The culture of fear of outsiders in Finland
Can an open and honest debate on multiculturalism take place in Finland when people feel directly threatened by it? Can we ever aspire as a nation to integrate people into our society when some of us are not even ready to give the time of day to foreigners?
Racism is a serious problem in Finland because people may get death threats if they try to honestly debate the real issues. Some of those who carry out such threats, or those that are the most recalcitrant, believe that matters such as integrating outsiders into a society is easy if one has the right attitude.
Integrating into Finnish society is difficult for many reasons. If one can pass the hurdles of language and grasps the culture well enough, one soon reaches the highest hurdle of them all: fear and history.
In my opinion, Finland’s tumultuous history in the previous century with its eastern neighbor Russia has kept such fears alive to date. Some Finns still fear that their culture is threatened or under attack. That probably explains why our definition of who is a Finn or not is very rigid.
One has only to look at the regional differences in Finland to understand what I am talking about. If some Finns already make a big deal because a person from Savo moved to the Satakunta region, imagine what it is like for a foreigner who was not brought up with the same cultural tools as the Finn from Savo?
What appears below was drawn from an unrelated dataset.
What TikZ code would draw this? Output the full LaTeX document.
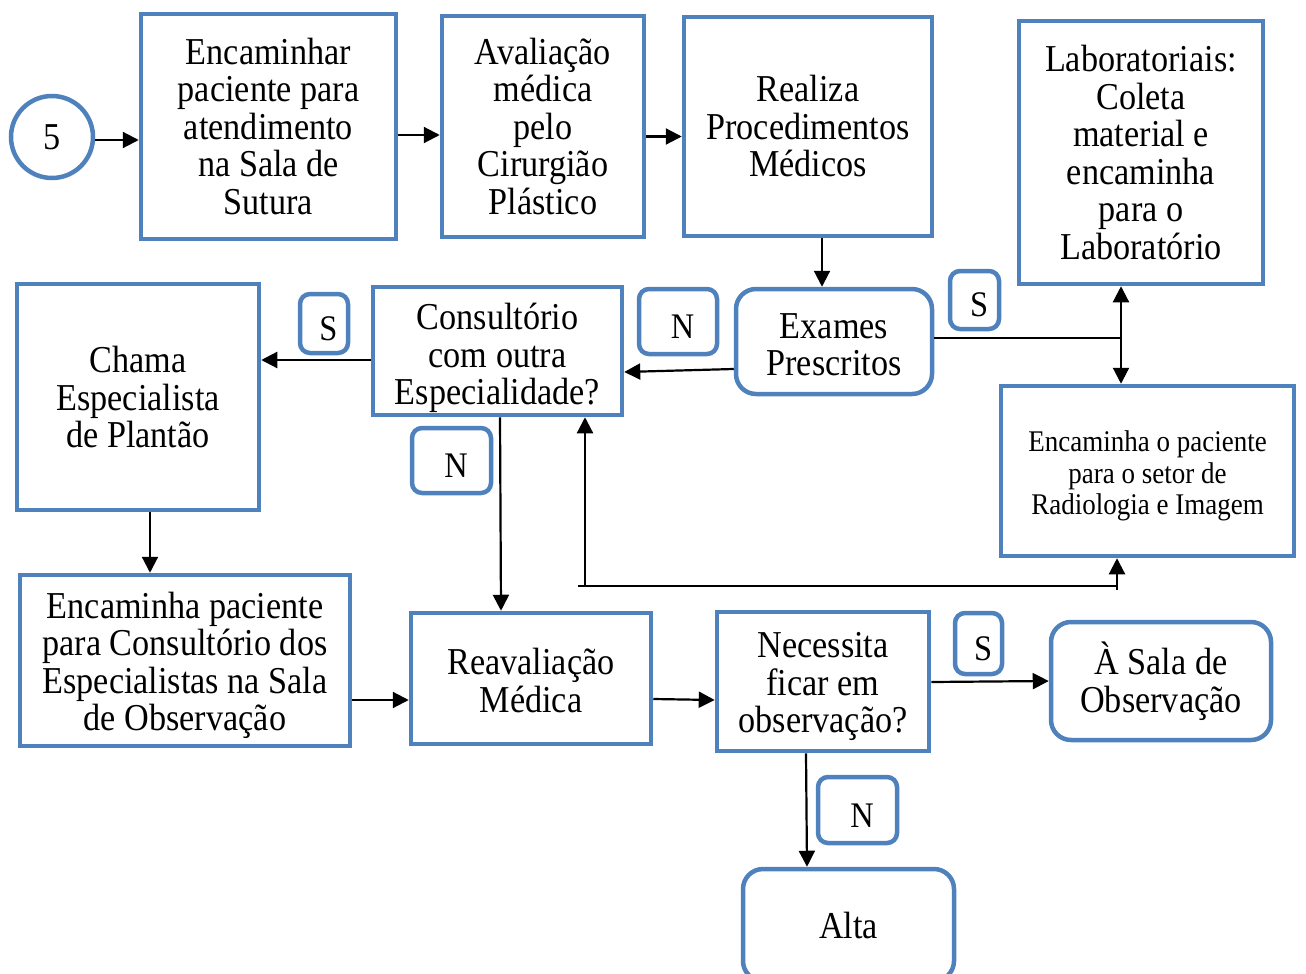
\documentclass[tikz,border=0pt]{standalone}
\usepackage{fontspec}
\setmainfont{Liberation Serif}[FakeStretch=0.9]
\usetikzlibrary{arrows.meta}
\definecolor{bblue}{HTML}{4F81BD}
\newcommand{\lift}[1]{\rule{0pt}{#1}}
\begin{document}
\begin{tikzpicture}[x=1pt,y=-1pt,
 box/.style={draw=bblue,line width=4.5pt,align=center,inner sep=0pt,font=\fontsize{38}{37.5}\selectfont},
 rbox/.style={box,rounded corners=20pt},
 lbl/.style={draw=bblue,line width=4.5pt,rounded corners=10pt,inner sep=0pt,font=\fontsize{36}{37.5}\selectfont,
   execute at begin node={\hspace*{9pt}\rule{0pt}{0.95em}}},
 arr/.style={line width=2.2pt,-{Triangle[length=16pt,width=16pt]}},
 arrboth/.style={line width=2.2pt,{Triangle[length=16pt,width=16pt]}-{Triangle[length=16pt,width=16pt]}},
 ln/.style={line width=2.2pt}]
\useasboundingbox (0,0) rectangle (1306,974);

\node[draw=bblue,line width=4.5pt,circle,minimum size=82pt,inner sep=0pt,font=\fontsize{38}{37.5}\selectfont] (c5) at (52,137) {5};
\node[box,minimum width=255pt,minimum height=225pt] (A) at (268.5,126.5) {Encaminhar\\paciente para\\atendimento\\na Sala de\\Sutura};
\node[box,minimum width=202pt,minimum height=221pt] (B) at (543,126.5) {Avaliação\\médica\\pelo\\Cirurgião\\Plástico};
\node[box,minimum width=248pt,minimum height=219pt] (C) at (808,126.5) {Realiza\\Procedimentos\\Médicos};
\node[box,minimum width=244pt,minimum height=263pt] (D) at (1141,152.5) {Laboratoriais:\\Coleta\\material e\\encaminha\\para o\\Laboratório};
\node[rbox,minimum width=196pt,minimum height=105pt] (E) at (834,341.5) {\lift{31pt}Exames\\Prescritos};
\node[box,minimum width=249pt,minimum height=128pt] (F) at (497.5,351) {\lift{41pt}Consultório\\com outra\\Especialidade?};
\node[box,minimum width=242pt,minimum height=226pt] (G) at (138,397) {Chama\\Especialista\\de Plantão};
\node[box,minimum width=293pt,minimum height=170pt,font=\fontsize{30}{31.5}\selectfont] (H) at (1147.5,471) {\lift{31pt}Encaminha o paciente\\para o setor de\\Radiologia e Imagem};
\node[box,minimum width=330pt,minimum height=171pt] (I) at (185,660.5) {\lift{36pt}Encaminha paciente\\para Consultório dos\\Especialistas na Sala\\de Observação};
\node[box,minimum width=240pt,minimum height=131pt] (J) at (531,678.5) {\lift{30pt}Reavaliação\\Médica};
\node[box,minimum width=212pt,minimum height=139pt] (K) at (823,681.5) {\lift{36pt}Necessita\\ficar em\\observação?};
\node[rbox,minimum width=220pt,minimum height=118pt] (L) at (1161,681) {À Sala de\\Observação};
\node[rbox,minimum width=211pt,minimum height=112pt] (M) at (848.5,925) {Alta};

\node[lbl,minimum width=48pt,minimum height=59pt] (s1) at (324,323.5) {S};
\node[lbl,minimum width=78pt,minimum height=65pt] (n1) at (678,321.5) {N};
\node[lbl,minimum width=49pt,minimum height=58pt] (s2) at (974.5,300) {S};
\node[lbl,minimum width=79pt,minimum height=65pt] (n2) at (451.5,460.5) {N};
\node[lbl,minimum width=47pt,minimum height=61pt] (s3) at (978.5,643.5) {S};
\node[lbl,minimum width=79pt,minimum height=66pt] (n3) at (857.5,810) {N};

\draw[arr] ([yshift=-3pt]c5.east) -- ([yshift=-13.5pt]A.west);
\draw[arr] ([yshift=-8.5pt]A.east) -- ([yshift=-8.5pt]B.west);
\draw[arr] ([yshift=-10pt]B.east) -- ([yshift=-10pt]C.west);
\draw[arr] ([xshift=14pt]C.south) -- ([xshift=-12pt]E.north);
\draw[arr] ([yshift=-27.5pt]E.west) -- ([yshift=-21pt]F.east);
\draw[arr] ([yshift=-9pt]F.west) -- ([yshift=37pt]G.east);
\draw[arr] ([xshift=12pt]G.south) -- ([xshift=-35pt]I.north);
\draw[arr] ([xshift=2.5pt]F.south) -- ([xshift=-30pt]J.north);
\draw[arr] ([yshift=-39.5pt]I.east) -- ([yshift=-21.5pt]J.west);
\draw[arr] ([yshift=-20.5pt]J.east) -- ([yshift=-18.5pt]K.west);
\draw[arr] ([yshift=-0.5pt]K.east) -- (L.west);
\draw[arr] ([xshift=-17pt]K.south) -- ([xshift=-41.5pt]M.north);

\coordinate (j1) at (1121,338);
\draw[ln] ([yshift=3.5pt]E.east) -- (j1);
\draw[arrboth] ([xshift=-20pt]D.south) -- ([xshift=-26.5pt]H.north);

\coordinate (b1) at (578,586);
\coordinate (b2) at (1117,590);
\coordinate (b3) at (585,586);
\draw[ln] (b1) -- (b2 |- b1);
\draw[arr] (b2) -- (b2 |- H.south);
\draw[arr] (b3) -- (b3 |- F.south);
\end{tikzpicture}
\end{document}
Unfortunately, fear continues to reflect our disjointed immigration policy and even how some Finns see people from diverse cultural backgrounds.
Immigration is not a threat. It becomes, however, disjointed and dysfunctional when the majority culture fears. Normal relations and integration are impossible because they are tainted by the poison of a close relative of fear called suspicion.
There is also reluctance by many Finns and foreigners to take part in a meaningful, rich debate about living as neighbors because that too is being intimidated by fear.